AI powers the catalogs of next-generation big data

By James Kobielus | May 03, 2018

Data’s relevance doesn’t always jump out at you. It takes work to distill useful insights from enterprise data lakes that are increasingly too large, diverse and dynamic to be explored through entirely manual methods.

Discoverability and visibility are what unlocks data’s value. More enterprises are embracing big-data catalogs to harness insights that would otherwise stay dormant and overlooked. Recognizing this growing demand, more data management solution providers are building sophisticated catalogs into their solution portfolios, as discussed in Wikibon’s recent big-data market study.

Artificial intelligence is a key force driving the evolution of big-data catalogs into enterprisewide platforms for collaboration curation. Increasingly, providers are integrating AI into their offerings to help users discover, refine, explore, analyze and apply complex data sets more rapidly and intelligently to diverse applications.

Among data management vendors, Informatica LLC has set the pace in the weaving of AI-infused metadata-management capabilities into its solution portfolio. In the breadth and sophistication of its AI capabilities, Informatica stands apart from other data catalog solution providers such as Alation Inc., Cloudera Inc., Hortonworks Inc. and Microsoft Corp.

The company briefed Wikibon last summer on its roadmap to integrate AI as an enabling capability across its entire product line, with its Enterprise Data Catalog at the center. At that time, Informatica had already incorporated AI — which it brands as “CLAIRE” — into its catalog to automate data clustering, tagging, and domain/entity recognition. The AI-powered catalog intelligently scans data assets from across the enterprise and automatically adds business context metadata. In its data integration offerings, Informatica had already integrated such CLAIRE AI technologies as genetic algorithms (to identify complex data sub-structures), natural language processing algorithms (to drive semantics-based modifications to data models) and machine learning algorithms (to parse clickstream, log, system, JSON and other “internet of things” data).

At Informatica World 2017, CEO Anil Chakravarthy spoke to theCUBE about how CLAIRE figures into its product roadmap going forward. “When we built CLAIRE, “ he said, “we did not invent the artificial intelligence or the machine learning. A lot of that is already available. So we took a lot of the best algorithms in machine learning and applied them to metadata and data management. That’s the secret sauce. It’s not the building the AI itself, it’s the use of the AI for data management.”

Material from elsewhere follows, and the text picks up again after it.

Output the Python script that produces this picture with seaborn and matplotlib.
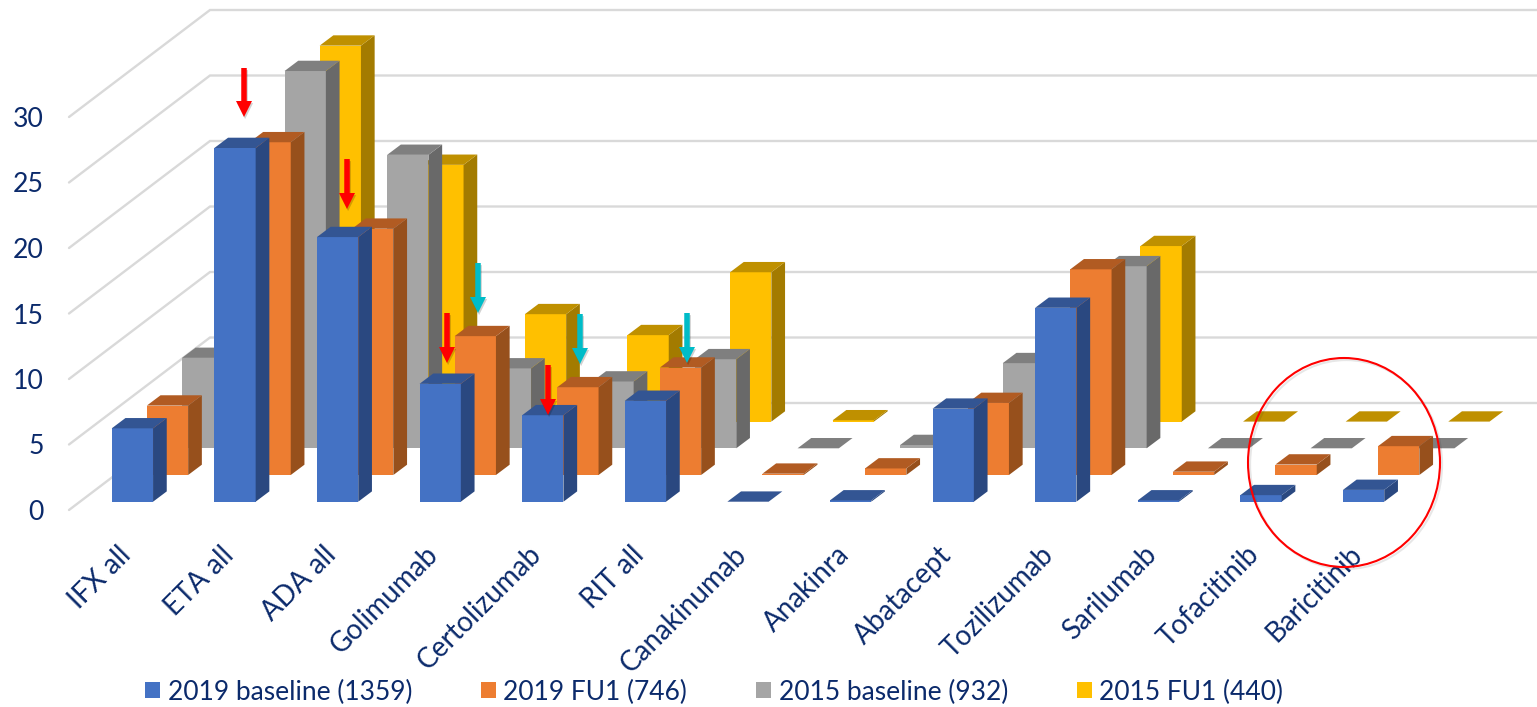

Chakravarthy emphasized that CLAIRE is “not a product. It’s … a cloud-scale, AI-powered real time engine that powers other products.” He added that CLAIRE will be embedded in Informatica products so that customers won’t have to deploy it explicitly. “So it means once you have any product like our enterprise data catalog or data governance solutions, you’re starting to use CLAIRE and then you can use CLAIRE for other use cases as well.”

In a new product announcement today, Informatica rolled out new features that infuse CLAIRE’s AI smarts more deeply into the catalog at the heart of its solution portfolio. The company’s core announcements were twofold: It has introduced enhanced AI algorithms for improved curation and classification of structured and unstructured data, and it now provides an integrated metadata-driven intelligent API.

These new features support self-service discovery of the catalogued data that is best for the task at hand, such as training a machine learning model or curating customer datasets. They also enable users, such as data scientists and stewards, to apply the catalogued data via a single click to whatever application environment they’re working within. In addition, Informatica now provides single-click deployment of the catalog to the Amazon Web Services and Microsoft Azure, so all of these features are available within those public clouds.

Over the next several years, Wikibon expects to see big-data catalogs become ubiquitous in enterprise data environments, with AI, intelligent metadata, recommendation engines and automated task-specific guidance as essential features. These capabilities will help organizations to manage their growing information assets across more complex hybrid clouds.